According to the findings of a study published in "Multiple Sclerosis Journal", people with multiple sclerosis experienced a notable decrease in fatigue through the implementation of a low-fat dietary intervention. Emma Chase et al. sought to investigate the impact of a low-fat diet on fatigue in multiple sclerosis. A 16-week randomized controlled trial was executed, assigning volunteers with multiple sclerosis (n= 39) to either a low-fat diet group (active [n= 20], with total daily fat calories not >20%) or a wait-list group (control [n= 19]).

The participants underwent a 2-week baseline diet data collection phase using 24-hour diet recalls (24HDRs), after randomization. Subjects in the active group were given 2 weeks of nutrition counseling and then underwent a 12-week intervention with a low-fat diet. Baseline and week 16 data were gathered through a set of three 24HDRs. Every 4 weeks, modified fatigue impact scale (MFIS) and food frequency questionnaire (FFQ) were given. Meanwhile, the people in the control group maintained their pre-study diet and were given diet training upon the completion of the study.

Analysis of 24HDRs revealed no significant difference in total caloric intake between the active and control groups (active: −348 kcal and control: −333 kcal). The active group showed a 10% decrease in fat calories, a 9.0% increase in carbohydrate calories, and an 8.2 grams rise in total fiber intake. Protein calories remained unchanged. The analysis based on the per-protocol (PP) approach revealed a significant reduction in the overall daily intake of fat calories, declining from 39% to 29%, accompanied by a rise in daily carbohydrate calories from 43% to 54% within the active group.

The active group demonstrated a substantial reduction in mean fat calorie intake from 39% at baseline to 24% at the study end, with notable proportions achieving <25% (45%) and <20% (25%) calories from fat. In contrast, the control group showed less adherence, with only 5.3% achieving <25% and 5.3% achieving <20% calories from fat. Overall, the active group displayed a 15% decrease in mean fat calorie intake, significantly more than the 1% decrease observed in the control group (between-group [BG] change = −14), indicating robust adherence to the study diet (Figure 1).

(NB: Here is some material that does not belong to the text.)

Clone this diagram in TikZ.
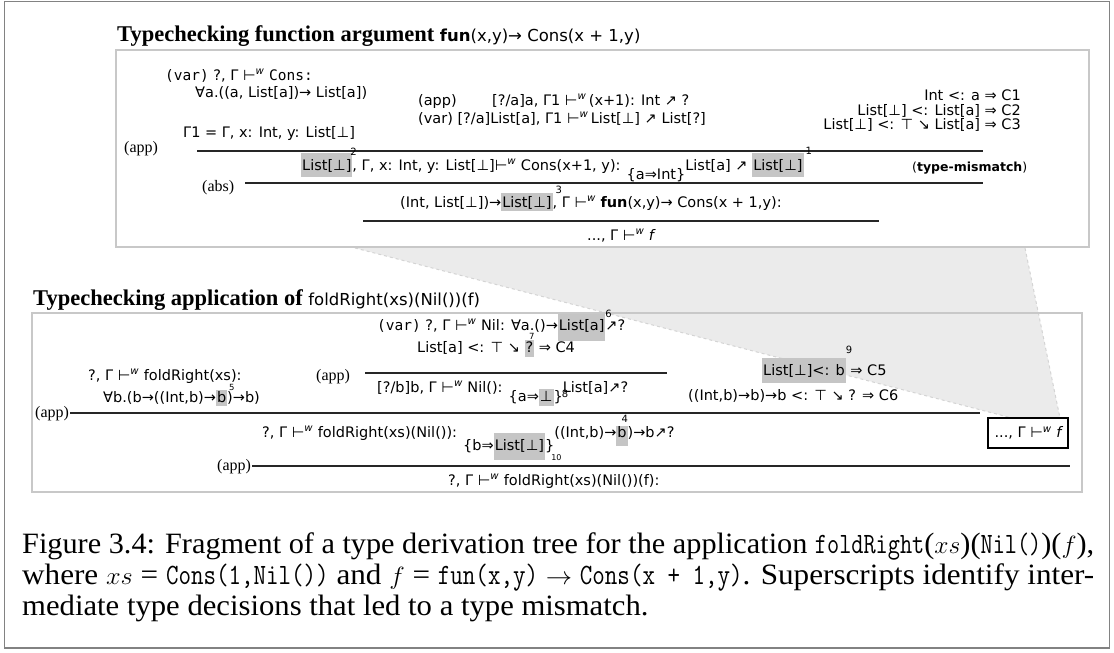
\documentclass[tikz,border=0pt]{standalone}
\usepackage{fontspec}
\usepackage{graphicx}
\setmainfont{Liberation Serif}
\setsansfont{DejaVu Sans}
\newfontfamily\dvmono{DejaVu Sans Mono}
\definecolor{hlgray}{RGB}{197,197,197}
\definecolor{boxgray}{RGB}{200,200,200}
\definecolor{framegray}{RGB}{130,130,130}
\definecolor{trapgray}{RGB}{235,235,235}
\definecolor{trapedge}{RGB}{212,212,212}
\newcommand\tw{⊢\textsuperscript{\itshape w}}
\newcommand\hlb[3]{{\setlength\fboxsep{0pt}\colorbox{hlgray}{\kern1pt\rule[-#2]{0pt}{\dimexpr#1+#2\relax}#3\kern1pt}}}
\newcommand\sn[3]{\rlap{\kern#2\raisebox{#1}{\fontsize{10}{10}\selectfont #3}}}
\newcommand\snsmall[3]{\rlap{\kern#2\raisebox{#1}{\fontsize{8.5}{9}\selectfont #3}}}
\newcommand\cm[1]{\scalebox{0.78}[1]{\ttfamily #1}}
\begin{document}
\begin{tikzpicture}[x=1pt,y=-1pt,
  dtext/.style={anchor=base west,inner sep=0pt,font=\fontsize{14.5}{17}\selectfont\sffamily},
  rtext/.style={anchor=base east,inner sep=0pt,font=\fontsize{14.5}{17}\selectfont\sffamily},
  rulelabel/.style={anchor=base west,inner sep=0pt,font=\fontsize{16}{18}\selectfont\rmfamily},
  heading/.style={anchor=base west,inner sep=0pt,font=\fontsize{22.5}{26}\selectfont\rmfamily\bfseries},
  captionline/.style={anchor=base west,inner sep=0pt,font=\fontsize{29.5}{31}\selectfont\rmfamily},
  ruleline/.style={draw=black!85,line width=1.2pt},
  panel/.style={draw=boxgray,line width=2pt},
  outerframe/.style={draw=framegray,line width=1.5pt}]
\useasboundingbox (0,0) rectangle (1114,653);
\draw[outerframe] (4.5,1.5) rectangle (1109.5,648);

% trapezoid joining the two panels
\coordinate (tz1) at (355,248);
\coordinate (tz2) at (1025,248);
\coordinate (tz3) at (1060,418);
\coordinate (tz4) at (1012,418);
\fill[trapgray] (tz1) -- (tz2) -- (tz3) -- (tz4) -- cycle;
\draw[trapedge,dashed,line width=1pt] (tz1) -- (tz4) (tz2) -- (tz3);

% ---------- top panel ----------
\node[heading] (h1) at (117,41) {Typechecking function argument \fontsize{16.5}{19}\selectfont\sffamily\mdseries{\bfseries fun}(x,y)→ Cons(x + 1,y)};
\draw[panel] (116,50) rectangle (1089,247);

\node[dtext] (t1) at (165,80) {{\dvmono (var)} ?, Γ \tw\ {\dvmono Cons:}};
\node[dtext] (t2) at (195,97) {∀a.((a, List[a])→ List[a])};
\node[dtext] (t3) at (183,137) {Γ1 = Γ, x: Int, y: List[⊥]};
\node[dtext] (t4a) at (418,105) {(app)};
\node[dtext] (t4b) at (492,105) {[?/a]a, Γ1 \tw\,(x+1): Int ↗ ?};
\node[dtext] (t5) at (418,123) {(var) [?/a]List[a], Γ1 \tw\,List[⊥] ↗ List[?]};
\node[rtext] (c1) at (1021,100) {Int <: a ⇒ C1};
\node[rtext] (c2) at (1021,115) {List[⊥] <: List[a] ⇒ C2};
\node[rtext] (c3) at (1021,129) {List[⊥] <: ⊤ ↘ List[a] ⇒ C3};

\node[rulelabel] (l1) at (124,152) {(app)};
\coordinate (r1a) at (197,151); \coordinate (r1b) at (983,151);
\draw[ruleline] (r1a) -- (r1b);

\node[dtext] (k1) at (301,170) {\hlb{17pt}{7pt}{List[⊥]}\sn{15pt}{-2pt}{2}, Γ, x: Int, y: List[⊥]\tw\ Cons(x+1, y): \raisebox{-9pt}{\{a⇒Int\}}List[a] ↗ \hlb{17pt}{7pt}{List[⊥]}\sn{16pt}{2pt}{1}};
\node[dtext,font=\fontsize{12.5}{15}\selectfont\sffamily] (tm) at (912,171) {(\textbf{type-mismatch})};

\node[rulelabel] (l2) at (202,191) {(abs)};
\coordinate (r2a) at (245,183); \coordinate (r2b) at (983,183);
\draw[ruleline] (r2a) -- (r2b);

\node[dtext] (k2) at (400,207) {(Int, List[⊥])→\hlb{14pt}{4pt}{List[⊥]}\sn{14pt}{3pt}{3}, Γ \tw\ \textbf{fun}(x,y)→ Cons(x + 1,y):};
\coordinate (r3a) at (363,221); \coordinate (r3b) at (879,221);
\draw[ruleline] (r3a) -- (r3b);
\node[dtext] (k3) at (587,240) {..., Γ \tw\ {\itshape f}};

% ---------- bottom panel ----------
\node[heading] (h2) at (33,305) {Typechecking application of \fontsize{16.5}{19}\selectfont\sffamily\mdseries foldRight(xs)(Nil())(f)};
\draw[panel] (32,313) rectangle (1082,492);

\node[dtext] (b1) at (377,330) {{\dvmono (var)} ?, Γ \tw\ Nil: ∀a.()→\hlb{16pt}{11pt}{List[a]}\sn{13pt}{0pt}{6}↗?};
\node[dtext] (b2) at (417,352) {List[a] <: ⊤ ↘ \hlb{12pt}{5pt}{?}\snsmall{12.5pt}{-5pt}{7}~⇒ C4};
\node[rulelabel] (l3) at (316,380) {(app)};
\coordinate (r4a) at (365,373); \coordinate (r4b) at (667,373);
\draw[ruleline] (r4a) -- (r4b);
\node[dtext] (b3) at (377,392) {[?/b]b, Γ \tw\ Nil(): \raisebox{-9pt}{\{a⇒\hlb{12pt}{5pt}{⊥}\}\sn{4pt}{-1pt}{8}}List[a]↗?};

\node[dtext] (b4) at (88,380) {?, Γ \tw\ foldRight(xs):};
\node[dtext] (b5) at (103,402) {∀b.(b→((Int,b)→\hlb{12pt}{4pt}{b}\snsmall{12pt}{2pt}{5})→b)};

\node[dtext] (b6) at (762,375) {\hlb{17pt}{8pt}{List[⊥]<: b}\sn{22pt}{0pt}{9} ⇒ C5};
\node[dtext] (b7) at (688,400) {((Int,b)→b)→b <: ⊤ ↘ ? ⇒ C6};

\node[rulelabel] (l4) at (35,417) {(app)};
\coordinate (r5a) at (70,413); \coordinate (r5b) at (980,413);
\draw[ruleline] (r5a) -- (r5b);

\node[dtext] (b8) at (262,437) {?, Γ \tw\ foldRight(xs)(Nil()): \raisebox{-13pt}{\{b⇒\hlb{17pt}{10pt}{List[⊥]}\}\sn{-10pt}{-3pt}{\fontsize{8}{8}\selectfont 10}}((Int,b)→\hlb{11pt}{9pt}{b}\sn{15pt}{-6pt}{4})→b↗?};
\node[draw=black,line width=1.6pt,minimum width=80pt,minimum height=30pt,inner sep=2pt,font=\fontsize{14.5}{17}\selectfont\sffamily] (fbox) at (1028,433) {..., Γ \tw\ {\itshape f}};

\node[rulelabel] (l5) at (217,470) {(app)};
\coordinate (r6a) at (252,466); \coordinate (r6b) at (1070,466);
\draw[ruleline] (r6a) -- (r6b);
\node[dtext] (b9) at (448,485) {?, Γ \tw\ foldRight(xs)(Nil())(f):};

% ---------- caption ----------
\node[captionline] (cap1) at (22,553) {\resizebox{1072pt}{\height}{Figure 3.4: Fragment of a type derivation tree for the application \cm{foldRight}($xs$)(\cm{Nil()})($f$),}};
\node[captionline] (cap2) at (22,584) {\resizebox{1072pt}{\height}{where $xs$ = \cm{Cons(1,Nil())} and $f$ = \cm{fun(x,y)} $\rightarrow$ \cm{Cons(x + 1,y)}. Superscripts identify inter-}};
\node[captionline] (cap3) at (22,615) {\scalebox{1.04}[1]{mediate type decisions that led to a type mismatch.}};
\end{tikzpicture}
\end{document}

During the ITT analysis, the active group demonstrated a noteworthy mean reduction of 14 points in the total MFIS score, while the control group experienced a reduction of 10 points. The BG mean decrease was 4 points. The PP analysis supported these findings, revealing a BG mean decrease of 8 points, and sensitivity analysis added robustness to this BG decrease by showing a further reduction of 14 points (Figure 2).

Baseline fatigue severity scale (FSS) score was reported to be 6 (±1). In ITT analysis, the active group reduced FSS scores by 0.8 points vs. the control's 0.4 points (BG mean decrease = 0.4 points). In the PP analysis, there was a BG mean decrease of 0.7 points while in the sensitivity analysis, there was a BG mean decrease of 1.2 points. The mean rapid physical activity (RAPA) score rose by 0.3 points among participants in the active group, whereas it declined by 0.6 points in the control group, resulting in a net increase of 0.9 points.

Both groups experienced weight loss (active: 2.4 kg, control: 3.0 kg). In the PP analysis, the weight loss in the control group was adjusted to 1.4 kg and further reduced to 0.9 kg in sensitivity analysis. In contrast, the weight loss in the active group remained consistent. Additionally, the active group exhibited a more substantial within-group change in fat mass compared to lean mass. The active group also demonstrated decreased mean total cholesterol (−12.9 mg/dL) compared to the control's increase (+7.1 mg/dL) (BG difference - 20.0 mg/dL).

Mean low-density lipoprotein cholesterol decreased in the active group (−12.2 mg/dL), while the control arm showed an increase (+6.4 mg/dL) [BG difference - 18.6 mg/dL. High-density lipoprotein cholesterol and mean HbA1c remained unchanged. There was no observed correlation between alterations in MFIS scores and fat calories from the FFQ between baseline and week 16. No safety issues were found in lab assessments. Hence, low-fat dietary intervention (characterized by a substantial increase in carbohydrates and fiber calories and decrease in saturated fat), appears to be a potentially beneficial strategy for symptom alleviation in multiple sclerosis.